Let's consider a complete noncompact Riemannian manifold $D$, which is isometric to the product ${\mathbb R}_+ \times \mathrm{S}_1\times \mathrm{S}_2\times\cdots\times \mathrm{S}_k$ (where ${\mathbb R}_+=(0,+\infty)$, and $\mathrm{S}_i$ are compact Riemannian manifolds without boundary) with metric
$$ds^2=dr^2+q_1^2(r)d\theta_1^2+\cdots+q_k^2(r)d\theta_k^2,$$
where $d\theta_i^2$ is the metric on ${\mathrm S}_i$ and $q_i(r)$ is a smooth positive function on ${\mathbb R}_+$. We assume $\dim{\mathrm S}_i=n_i$ and denote $s(r)=q_1^{n_1}(r)\cdots q_k^{n_k}(r).$
Metric transformation on this manifold is determined by the following matrix $\sigma(r)$.
$$\|\sigma(r)\|= \left\|
\begin{array}{c|ccc} \delta_0^2(r) & 0 & \ldots & 0\\ \hline 0 & \delta_1^2(r)E_{n_1} & \ldots & 0 \\ \hline \vdots & & \ddots & \vdots \\ \hline 0 & 0 & \ldots & \delta_k^2(r)E_{n_k} \end{array}
\right\|. $$
The coefficients of this matrix are $C^1$-smooth, and let's $\Sigma(r)$ will stand for its determinant. Actually, we can easily calculate it:
$$\Sigma(r)=\det\|\sigma(r)\|=\delta_0^2(r)\delta_1^{2n_1}(r)\cdots\delta_k^{2n_k}(r).$$

On the manifold $D$ we study the Laplace–Beltrami operator
$$-\Delta=-\mathrm{div}\nabla$$
and the Schrödinger operator
$$-\Delta=-\mathrm{div}\nabla+c(r).$$

With the mentioned metric transformation the Laplace–Beltrami operator will change to
$$ -\widetilde{\Delta}=-\frac 1 {\sqrt{\Sigma}}\mathrm{div}(\sqrt{\Sigma}\sigma^{-1}\nabla). $$

Transformed Schrödinger operator we write as $\widetilde{L}=-\widetilde{\Delta}+c(r)$. Also we put
$$ F(r)=c(r)+\left(\frac{s'(r)}{2s(r)}\right)' +\left(\frac{s'(r)}{2s(r)}\right)^2, $$

$$ \Phi(r)=\left(\frac{\delta'(r)}{2\delta(r)}\right)'+\frac{s'(r)\delta'(r)}{2s(r)\delta(r)} +\left(\frac{\delta'(r)}{2\delta(r)}\right)^2, $$
where $\delta(r)=\frac{\sqrt{\Sigma(r)}}{\delta_0(r)}$.
Then we get the following theorem.
Theorem.

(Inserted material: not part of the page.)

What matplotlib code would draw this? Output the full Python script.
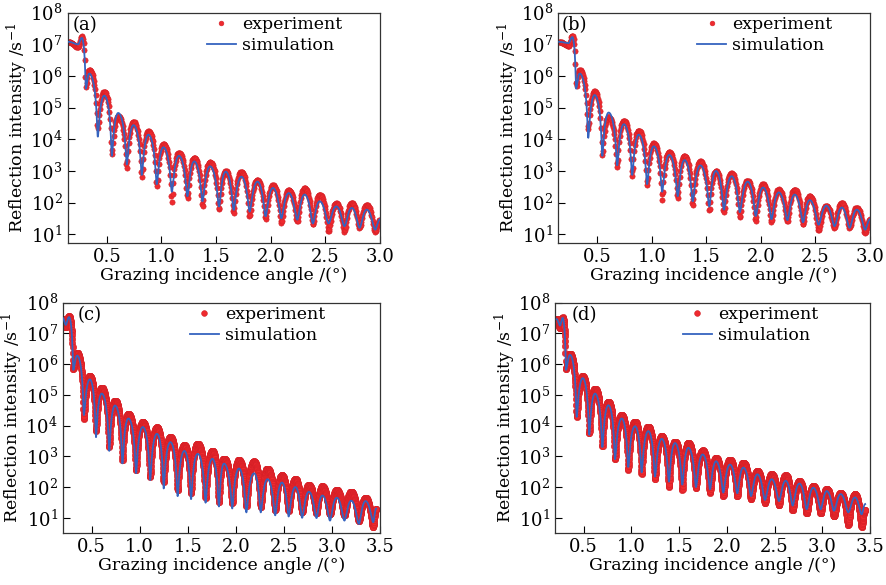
import numpy as np
import matplotlib
matplotlib.use('Agg')
import matplotlib.pyplot as plt

plt.rcParams['font.family'] = ['DejaVu Serif']
plt.rcParams['mathtext.fontset'] = 'dejavuserif'

# ---------------- data: fringe extrema ----------------
# panel (a)
a_angle = [0.150, 0.238, 0.271, 0.308, 0.338, 0.417, 0.476, 0.546, 0.604, 0.683,
           0.744, 0.820, 0.880, 0.957, 1.018, 1.095, 1.160, 1.238, 1.300, 1.375,
           1.445, 1.527, 1.588, 1.661, 1.731, 1.807, 1.878, 1.953, 2.020, 2.097,
           2.164, 2.243, 2.310, 2.386, 2.447, 2.529, 2.600, 2.675, 2.742, 2.813,
           2.879, 2.956, 3.000]
a_experiment = [1.2e7, 8.0e6, 1.8e7, 4.5e5, 1.6e6, 2.2e4, 3.2e5, 3.5e3, 5.4e4, 1.2e3,
                3.6e4, 6.5e2, 1.8e4, 3.2e2, 7.0e3, 1.0e2, 3.8e3, 1.4e2, 2.6e3, 7.5e1,
                1.9e3, 6.0e1, 1.0e3, 4.7e1, 9.5e2, 3.6e1, 5.2e2, 3.0e1, 3.6e2, 2.2e1,
                2.5e2, 2.5e1, 2.9e2, 2.0e1, 1.8e2, 1.2e1, 9.5e1, 1.2e1, 1.0e2, 1.6e1,
                8.5e1, 1.2e1, 2.9e1]
a_simulation = [1.2e7, 1.0e7, 1.6e7, 4.0e5, 1.2e6, 1.2e4, 2.4e5, 3.0e3, 6.8e4, 1.6e3,
                2.8e4, 7.5e2, 1.4e4, 3.8e2, 5.6e3, 2.2e2, 3.0e3, 1.6e2, 2.0e3, 1.1e2,
                1.4e3, 7.5e1, 9.5e2, 5.9e1, 6.6e2, 5.2e1, 4.6e2, 3.7e1, 2.9e2, 3.2e1,
                2.0e2, 2.9e1, 1.8e2, 2.2e1, 1.1e2, 2.2e1, 7.6e1, 1.8e1, 6.8e1, 1.6e1,
                6.0e1, 1.4e1, 3.0e1]

# panel (b)
b_angle = [0.150, 0.238, 0.271, 0.306, 0.338, 0.417, 0.476, 0.546, 0.604, 0.683,
           0.744, 0.820, 0.880, 0.957, 1.018, 1.095, 1.160, 1.238, 1.300, 1.375,
           1.445, 1.527, 1.588, 1.661, 1.731, 1.807, 1.878, 1.953, 2.020, 2.097,
           2.164, 2.243, 2.310, 2.386, 2.447, 2.529, 2.600, 2.675, 2.742, 2.813,
           2.879, 2.956, 3.000]
b_experiment = [1.2e7, 9.0e6, 1.9e7, 4.5e5, 1.6e6, 2.0e4, 3.3e5, 3.3e3, 5.2e4, 1.3e3,
                3.9e4, 7.0e2, 1.9e4, 3.5e2, 7.5e3, 1.2e2, 4.0e3, 1.4e2, 3.0e3, 8.0e1,
                2.0e3, 5.5e1, 1.0e3, 5.0e1, 8.5e2, 3.5e1, 5.0e2, 2.6e1, 3.8e2, 2.4e1,
                2.6e2, 2.6e1, 2.6e2, 2.0e1, 1.6e2, 1.3e1, 8.0e1, 1.6e1, 1.0e2, 1.6e1,
                7.0e1, 1.1e1, 3.0e1]
b_simulation = [1.2e7, 1.1e7, 1.7e7, 4.0e5, 1.2e6, 1.1e4, 2.5e5, 3.0e3, 7.0e4, 1.5e3,
                3.0e4, 7.5e2, 1.4e4, 3.8e2, 6.0e3, 2.2e2, 3.2e3, 1.6e2, 2.2e3, 1.1e2,
                1.5e3, 7.5e1, 1.0e3, 6.0e1, 6.8e2, 5.0e1, 4.6e2, 3.8e1, 3.0e2, 3.0e1,
                2.1e2, 2.8e1, 1.8e2, 2.4e1, 1.2e2, 2.0e1, 8.0e1, 1.8e1, 7.0e1, 1.6e1,
                6.0e1, 1.4e1, 3.0e1]

# panel (c)
c_angle = [0.200, 0.232, 0.266, 0.310, 0.350, 0.420, 0.482, 0.546, 0.605, 0.684,
           0.744, 0.821, 0.883, 0.963, 1.033, 1.110, 1.180, 1.250, 1.320, 1.395,
           1.465, 1.535, 1.604, 1.686, 1.756, 1.825, 1.877, 1.963, 2.033, 2.110,
           2.190, 2.260, 2.330, 2.410, 2.480, 2.550, 2.620, 2.690, 2.760, 2.840,
           2.900, 2.980, 3.050, 3.130, 3.200, 3.280, 3.350, 3.430, 3.460]
c_experiment = [3.0e7, 1.6e7, 3.6e7, 7.0e5, 2.3e6, 1.7e4, 4.1e5, 6.8e3, 1.7e5, 2.0e3,
                6.5e4, 7.4e2, 2.4e4, 3.5e2, 1.3e4, 2.1e2, 8.7e3, 1.5e2, 4.2e3, 8.0e1,
                2.3e3, 6.3e1, 2.6e3, 4.3e1, 1.5e3, 3.3e1, 8.5e2, 3.0e1, 7.5e2, 2.4e1,
                6.8e2, 2.2e1, 4.0e2, 1.8e1, 2.4e2, 1.7e1, 1.8e2, 1.5e1, 1.15e2, 1.4e1,
                1.05e2, 1.3e1, 8.0e1, 1.2e1, 7.0e1, 8.0e0, 4.4e1, 5.0e0, 2.0e1]
c_simulation = [3.2e7, 1.9e7, 3.4e7, 6.5e5, 1.9e6, 2.2e4, 3.2e5, 4.2e3, 1.1e5, 1.5e3,
                4.5e4, 5.8e2, 1.7e4, 2.8e2, 9.0e3, 1.7e2, 5.4e3, 9.0e1, 2.9e3, 5.0e1,
                1.5e3, 4.0e1, 1.2e3, 3.1e1, 8.3e2, 2.3e1, 5.8e2, 2.0e1, 4.0e2, 1.5e1,
                2.8e2, 1.5e1, 1.8e2, 1.2e1, 1.4e2, 1.1e1, 1.0e2, 1.0e1, 7.0e1, 9.8e0,
                5.3e1, 8.1e0, 4.5e1, 8.1e0, 3.6e1, 6.3e0, 3.5e1, 7.2e0, 2.0e1]

# panel (d)
d_angle = [0.218, 0.252, 0.280, 0.315, 0.357, 0.427, 0.490, 0.559, 0.619, 0.696,
           0.759, 0.829, 0.899, 0.968, 1.038, 1.108, 1.177, 1.248, 1.318, 1.394,
           1.457, 1.534, 1.597, 1.677, 1.747, 1.824, 1.887, 1.963, 2.033, 2.110,
           2.173, 2.254, 2.320, 2.400, 2.470, 2.547, 2.617, 2.690, 2.760, 2.837,
           2.906, 2.984, 3.047, 3.123, 3.193, 3.273, 3.343, 3.413, 3.450]
d_experiment = [2.9e7, 1.5e7, 3.3e7, 7.0e5, 2.2e6, 1.9e4, 4.0e5, 5.6e3, 1.6e5, 2.1e3,
                5.9e4, 7.8e2, 2.2e4, 3.7e2, 1.35e4, 2.6e2, 9.3e3, 1.8e2, 4.5e3, 1.0e2,
                3.0e3, 8.0e1, 2.7e3, 9.5e1, 1.55e3, 6.5e1, 8.9e2, 5.0e1, 7.8e2, 5.0e1,
                6.2e2, 4.0e1, 3.3e2, 3.0e1, 2.6e2, 2.6e1, 2.4e2, 1.8e1, 1.55e2, 1.4e1,
                1.07e2, 1.4e1, 8.5e1, 1.1e1, 6.3e1, 6.0e0, 5.8e1, 5.0e0, 1.8e1]
d_simulation = [2.9e7, 1.8e7, 3.2e7, 6.5e5, 2.0e6, 1.9e4, 3.5e5, 5.0e3, 1.1e5, 2.0e3,
                4.6e4, 8.0e2, 1.7e4, 4.5e2, 9.5e3, 3.0e2, 6.6e3, 2.2e2, 3.7e3, 1.5e2,
                2.7e3, 1.2e2, 1.9e3, 1.0e2, 1.15e3, 8.5e1, 6.9e2, 6.6e1, 5.4e2, 6.3e1,
                4.3e2, 5.1e1, 2.6e2, 3.8e1, 1.8e2, 3.5e1, 1.6e2, 2.5e1, 1.3e2, 1.9e1,
                9.5e1, 1.9e1, 7.4e1, 1.7e1, 5.9e1, 1.5e1, 4.6e1, 1.3e1, 2.8e1]

panel_labels = ['(a)', '(b)', '(c)', '(d)']
x_ticks_ab = [0.5, 1.0, 1.5, 2.0, 2.5, 3.0]
x_ticks_cd = [0.5, 1.0, 1.5, 2.0, 2.5, 3.0, 3.5]

RED = '#ee2a2f'
RED_EDGE = '#d41f26'
BLUE = '#3563bf'


def fringe_curve(xk, yk, step):
    """Smooth rendering between the read-off fringe extrema."""
    xk = np.asarray(xk, float)
    yk = np.asarray(yk, float)
    x = np.arange(xk[0], xk[-1] + 1e-9, step)
    idx = np.clip(np.searchsorted(xk, x, side='right') - 1, 0, len(xk) - 2)
    t = (x - xk[idx]) / (xk[idx + 1] - xk[idx])
    w = (1 - np.cos(np.pi * t)) / 2
    return x, yk[idx] + (yk[idx + 1] - yk[idx]) * w


fig = plt.figure(figsize=(8.87, 5.85), dpi=100)

panels = [
    dict(rect=[0.0761, 0.5846, 0.3523, 0.3937], ang=a_angle, exp=a_experiment, sim=a_simulation,
         xlim=(0.14, 3.0), ylim=(5.3, 1e8), xt=x_ticks_ab, step=0.0055, ms=3.8,
         lab_x=0.016, leg_x=0.445),
    dict(rect=[0.6291, 0.5846, 0.3517, 0.3937], ang=b_angle, exp=b_experiment, sim=b_simulation,
         xlim=(0.14, 3.0), ylim=(5.3, 1e8), xt=x_ticks_ab, step=0.0055, ms=3.8,
         lab_x=0.012, leg_x=0.445),
    dict(rect=[0.0707, 0.0889, 0.3577, 0.3937], ang=c_angle, exp=c_experiment, sim=c_simulation,
         xlim=(0.2, 3.5), ylim=(3.2, 1e8), xt=x_ticks_cd, step=0.002, ms=4.6,
         lab_x=0.048, leg_x=0.40),
    dict(rect=[0.6257, 0.0889, 0.3551, 0.3937], ang=d_angle, exp=d_experiment, sim=d_simulation,
         xlim=(0.2, 3.5), ylim=(3.2, 1e8), xt=x_ticks_cd, step=0.002, ms=4.6,
         lab_x=0.053, leg_x=0.405),
]

for lab, p in zip(panel_labels, panels):
    ax = fig.add_axes(p['rect'])
    xe, ye = fringe_curve(p['ang'], p['exp'], p['step'])
    xs, ys = fringe_curve(p['ang'], p['sim'], 0.002)
    ax.plot(xe, ye, linestyle='none', marker='o', ms=p['ms'], color=RED,
            markeredgecolor=RED_EDGE, markeredgewidth=0.4, label='experiment', zorder=2)
    ax.plot(xs, ys, color=BLUE, lw=1.3, label='simulation', zorder=3)
    ax.set_yscale('log')
    ax.set_xlim(*p['xlim'])
    ax.set_ylim(*p['ylim'])
    ax.set_xticks(p['xt'])
    ax.set_xticklabels(['%.1f' % v for v in p['xt']])
    ax.set_yticks([10.0 ** k for k in range(1, 9)])
    ax.yaxis.set_minor_locator(matplotlib.ticker.LogLocator(base=10, subs=np.arange(2, 10)))
    ax.yaxis.set_minor_formatter(matplotlib.ticker.NullFormatter())
    ax.tick_params(which='both', direction='in', top=False, right=False, labelsize=13)
    ax.tick_params(which='major', length=5, width=0.8)
    ax.tick_params(which='minor', length=2.5, width=0.6)
    for s in ax.spines.values():
        s.set_linewidth(0.9)
        s.set_color('#333333')
    ax.set_xlabel('Grazing incidence angle /(°)', fontsize=12.5, labelpad=1)
    ax.set_ylabel('Reflection intensity /s$^{-1}$', fontsize=12.5, labelpad=0)
    ax.text(p['lab_x'], 0.985, lab, transform=ax.transAxes, fontsize=13,
            ha='left', va='top')
    ax.legend(loc='upper left', bbox_to_anchor=(p['leg_x'], 0.985), frameon=False,
              fontsize=12.5, handlelength=1.7, handletextpad=0.35, borderpad=0,
              borderaxespad=0, labelspacing=0.25, markerscale=0.9)

fig.savefig('out.png', dpi=100)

Let's $F(r)+\Phi(r)>-C \ (C=\mathrm{const}>0)$. The spectrum of the Schrödinger operator $\widetilde{L}$ on the manifold $D$ is discrete if and only if
$$\forall \omega>0\quad\lim_{r\to\infty}\int\limits_r^{r+\omega}(F(r)+\Phi(r))dr=+\infty.$$

And next we come to the following corollary.
Corollary. If the Schrodinger operator $L$ on manifold $D$ has discrete spectrum, and we transform the metric of $D$ with some diagonal matrix $\|\sigma(r)\|$, and $\Phi(r)>\mathrm{const}$, then the Schrödinger operator $\widetilde{L}$ has discrete spectrum too. The same way non-discrete spectrum holds this characteristic.

Keywords: spectrum discreteness, Schrödinger operator, Riemannian manifolds, quasimodel manifolds, warped products.

UDC: 517.984
BBK: 22.162

DOI: 10.15688/jvolsu1.2016.5.9